Hopes are high among privacy-protection advocates and government-transparency proponents that the latest batch of lawsuits will fare better before judges, perhaps clearing the "standing" hurdle and moving on to test the core argument that such surveillance programs violate the Constitution.

The acknowledgement of these surveillance programs by government officials could mean "a sea change for judges to now reject the government’s argument for the need for secrecy – as well as the lack-of-standing claim,” says Mary-Rose Papandrea, a constitutional law professor at Boston College Law School.

The suit the EFF filed Tuesday represents 19 organizations, including Unitarian church groups, gun ownership advocates, and a broad coalition of political advocacy organizations. They argue that the NSA violated their First Amendment right of association by illegally collecting their call records.

The NSA's mass, untargeted collection of Americans' phone records “violates that right by giving the government a dramatically detailed picture into our associational ties," said Cindy Cohn, legal director of EFF, in a statement Tuesday. "Who we call, how often we call them, and how long we speak shows the government what groups we belong to or associate with, which political issues concern us, and our religious affiliation.”

Signs are growing in other quarters, as well, that the legal wall is being chipped away. Among them:

• On Monday, the chief judge of the US Foreign Intelligence Surveillance Court (FISC), a secret federal court that oversees requests for surveillance warrants against individual targets inside and outside the US, ordered the release of the court's decision from a 2008 case that forced Yahoo! to turn over user data to the government as part of the NSA's PRISM surveillance program.

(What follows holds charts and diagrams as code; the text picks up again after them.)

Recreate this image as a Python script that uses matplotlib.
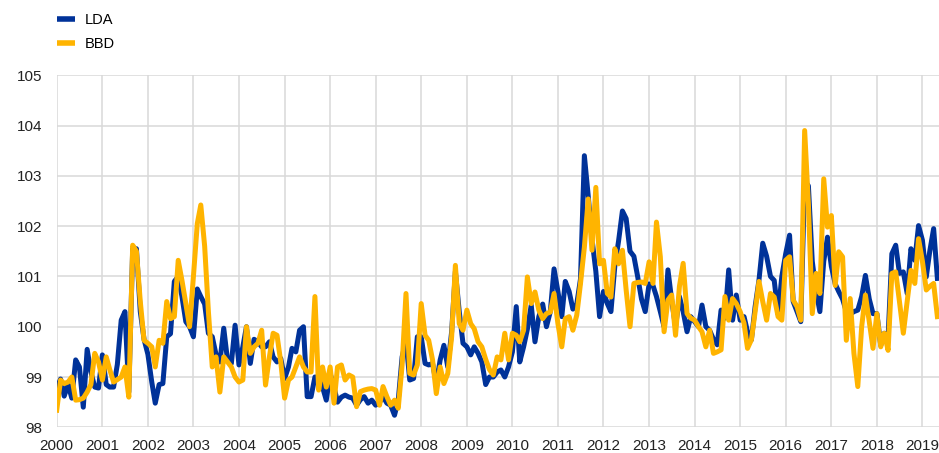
import numpy as np
import pandas as pd
import matplotlib
matplotlib.use("Agg")
import matplotlib.pyplot as plt
import matplotlib.dates as mdates

plt.rcParams["font.family"] = ["Liberation Sans", "DejaVu Sans"]

# Monthly index values, Jan 2000 - May 2019
lda = [
    98.77, 98.96, 98.62, 98.85, 98.58, 99.34, 99.2, 98.4, 99.55, 99.1, 98.8, 98.78,
    99.44, 98.85, 98.8, 98.8, 99.25, 100.13, 100.3, 98.7, 101.55, 101.55, 100.3, 99.75,
    99.45, 98.9, 98.48, 98.85, 98.87, 99.8, 99.86, 100.9, 101.0, 100.6, 100.1, 100.0,
    99.8, 100.75, 100.6, 100.45, 99.87, 99.8, 99.45, 99.3, 99.97, 99.34, 99.27, 100.03,
    99.24, 99.6, 100.0, 99.27, 99.75, 99.7, 99.6, 99.6, 99.7, 99.4, 99.3, 99.37,
    98.97, 99.2, 99.57, 99.5, 99.93, 100.0, 98.61, 98.61, 99.0, 99.0, 98.8, 98.54,
    99.07, 98.8, 98.5, 98.6, 98.64, 98.6, 98.58, 98.44, 98.55, 98.61, 98.48, 98.54,
    98.44, 98.5, 98.61, 98.48, 98.44, 98.24, 98.54, 99.4, 99.73, 98.94, 98.97, 99.8,
    99.8, 99.27, 99.24, 99.27, 98.87, 99.34, 99.63, 99.2, 99.9, 101.1, 100.3, 99.67,
    99.6, 99.44, 99.6, 99.47, 99.3, 98.85, 99.0, 99.0, 99.1, 99.14, 99.0, 99.2,
    99.5, 100.4, 99.3, 99.6, 99.95, 100.43, 99.7, 100.2, 100.45, 100.0, 100.3, 101.15,
    100.7, 100.2, 100.9, 100.7, 100.35, 100.45, 100.95, 103.4, 102.6, 101.75, 101.1, 100.2,
    100.7, 100.46, 100.3, 101.2, 101.7, 102.3, 102.15, 101.5, 101.4, 101.0, 100.55, 100.3,
    100.85, 100.82, 100.6, 100.3, 100.0, 101.13, 100.53, 100.0, 100.6, 100.3, 99.9, 100.2,
    100.1, 100.0, 100.43, 100.0, 99.93, 99.75, 99.64, 100.33, 100.17, 101.13, 100.13, 100.63,
    100.13, 100.2, 99.9, 99.74, 100.4, 100.93, 101.66, 101.4, 101.0, 100.92, 100.25, 101.0,
    101.45, 101.82, 100.5, 100.3, 100.1, 102.9, 102.8, 101.3, 100.7, 100.3, 101.3, 101.78,
    101.2, 100.85, 100.7, 100.55, 100.3, 100.25, 100.3, 100.33, 100.6, 101.02, 100.55, 100.26,
    100.26, 99.63, 99.87, 99.8, 101.45, 101.62, 101.06, 101.09, 100.66, 101.55, 101.32, 102.01,
    101.72, 100.99, 101.5, 101.95, 100.96,
]
bbd = [
    98.34, 98.94, 98.87, 98.9, 99.0, 98.54, 98.55, 98.58, 98.7, 98.85, 99.47, 99.3,
    98.94, 99.4, 99.15, 98.9, 98.95, 99.0, 99.2, 98.6, 101.62, 101.5, 100.5, 99.73,
    99.67, 99.6, 99.2, 99.73, 99.67, 100.5, 100.16, 100.2, 101.32, 100.92, 100.46, 100.0,
    101.0, 102.05, 102.42, 101.6, 100.3, 99.2, 99.4, 98.7, 99.4, 99.3, 99.2, 99.0,
    98.9, 98.94, 100.0, 99.47, 99.6, 99.67, 99.93, 98.84, 99.4, 99.87, 99.83, 99.3,
    98.58, 98.94, 99.0, 99.2, 99.4, 99.2, 99.1, 99.1, 100.6, 98.74, 99.2, 98.8,
    99.2, 98.48, 99.2, 99.24, 98.94, 99.04, 99.0, 98.41, 98.71, 98.74, 98.76, 98.77,
    98.74, 98.44, 98.81, 98.61, 98.44, 98.54, 98.38, 99.24, 100.66, 99.07, 99.04, 99.24,
    100.46, 99.83, 99.73, 99.34, 98.67, 99.2, 98.87, 99.07, 99.8, 101.22, 100.06, 99.93,
    100.33, 100.06, 99.96, 99.7, 99.6, 99.35, 99.15, 99.04, 99.4, 99.34, 99.87, 99.34,
    99.87, 99.83, 99.7, 99.93, 100.99, 100.46, 100.69, 100.33, 100.16, 100.26, 100.29, 100.66,
    100.06, 99.6, 100.16, 100.2, 99.93, 100.23, 100.86, 101.58, 102.54, 101.52, 102.77, 101.25,
    101.32, 100.66, 100.59, 101.55, 101.25, 101.52, 100.73, 100.0, 100.86, 100.88, 100.89, 100.86,
    101.29, 100.86, 102.08, 101.39, 99.9, 100.53, 100.63, 99.83, 100.8, 101.26, 100.26, 100.17,
    100.13, 100.0, 99.9, 99.6, 99.93, 99.47, 99.5, 99.54, 100.6, 100.13, 100.56, 100.46,
    100.3, 100.07, 99.57, 99.74, 100.3, 100.9, 100.5, 100.13, 100.66, 100.59, 100.2, 100.13,
    101.32, 101.39, 100.53, 100.4, 100.13, 103.9, 102.44, 100.26, 101.06, 100.66, 102.94, 101.98,
    102.21, 100.82, 101.49, 101.39, 99.73, 100.56, 99.47, 98.81, 100.0, 100.63, 100.1, 99.57,
    100.26, 99.6, 99.87, 99.53, 101.06, 101.09, 100.5, 99.87, 100.5, 101.12, 100.86, 101.75,
    101.3, 100.73, 100.8, 100.86, 100.2,
]
dates = pd.date_range("2000-01-01", periods=len(lda), freq="MS")

blue = "#003299"
yellow = "#FFB400"
grid = "#d9d9d9"

fig = plt.figure(figsize=(9.39, 4.53), dpi=100)
ax = fig.add_axes([0.0604, 0.0567, 0.9396, 0.7773])

ax.plot(dates, lda, color=blue, lw=3.6, label="LDA", solid_joinstyle="round")
ax.plot(dates, bbd, color=yellow, lw=3.6, label="BBD", solid_joinstyle="round")

ax.set_ylim(98, 105)
ax.set_yticks(range(98, 106))
ax.set_xlim(pd.Timestamp("2000-01-01"), pd.Timestamp("2019-05-14"))
ax.xaxis.set_major_locator(mdates.YearLocator())
ax.xaxis.set_major_formatter(mdates.DateFormatter("%Y"))

ax.grid(True, color=grid, lw=1.1)
ax.set_axisbelow(True)
for s in ax.spines.values():
    s.set_visible(False)
ax.tick_params(length=0, labelsize=11, colors="#222222")
ax.tick_params(axis="y", pad=10.5)
ax.tick_params(axis="x", pad=8.5)

leg = fig.legend(loc="upper left", bbox_to_anchor=(0.047, 1.0), frameon=False,
                 fontsize=10.5, handlelength=1.2, handletextpad=0.7, labelspacing=0.65)
for h in leg.get_lines():
    h.set_linewidth(4)
    h.set_solid_capstyle("butt")

fig.savefig("out.png", dpi=100)
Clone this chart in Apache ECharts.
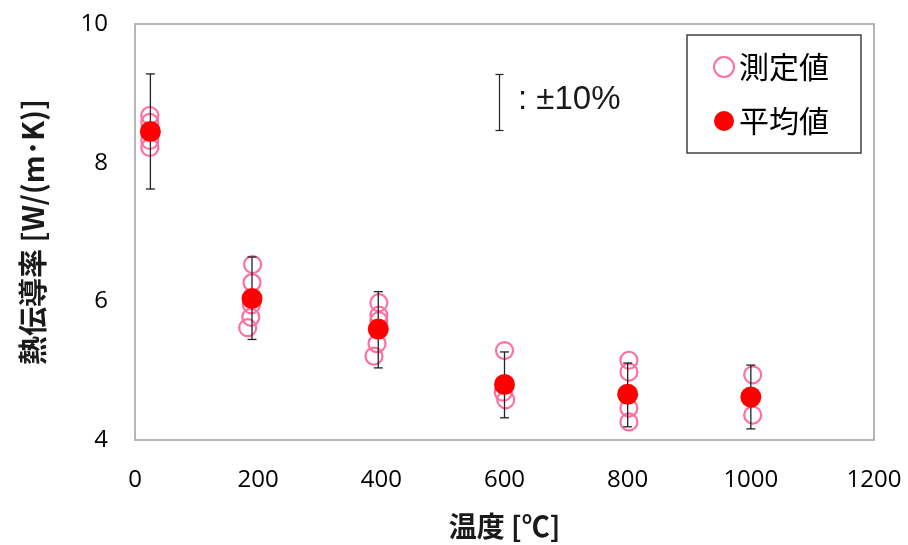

• Some of the Internet giants that take part in the government surveillance programs are calling for more openness – and could back that up with legal action, some experts say. Google last month asked the FISC, also known as the FISA court, for permission to release the number of government requests it has received for user data. Microsoft this week requested permission to share data about NSA requests for customer information.

• On Capitol Hill, some lawmakers, from both political parties, are agitated about the scope of the surveillance programs and may lobby for changes in how they operate. The House Judiciary Committee grilled federal officials Wednesday about the phone metadata and other surveillance programs. Deputy Attorney General James Cole replied that the NSA surveillance programs “achieve the right balance” between protecting Americans’ privacy and their safety.

But Rep. John Conyers Jr. (D) of Michigan said collection of the metadata under Section 215 of the Patriot Act “can amount to a Fourth Amendment violation” before any use is made of it. “You’ve already violated the law,” he told the government witnesses. “I feel very uncomfortable about using aggregated metadata on hundreds of millions of Americans,” he added. “This is unsustainable, it’s outrageous and must be stopped immediately.”

Such developments, legal experts say, improve plaintiffs' chances of getting their day in court on the core issues – whether or not they win.

“It’s not a forgone conclusion that these programs are illegal,” Professor Vladeck says. “But it’s a lot easier to change the law once you know what the law is – and we haven’t really known what authorities the government claims” when it goes before the secret Foreign Intelligence Surveillance Court to get sign-off for certain surveillance programs.

“Until Snowden came along, we had no idea how to interpret Section 215 of the Patriot Act,” Vladeck adds. “Now, even if these cases lose on the merits, at least we’ll find out.”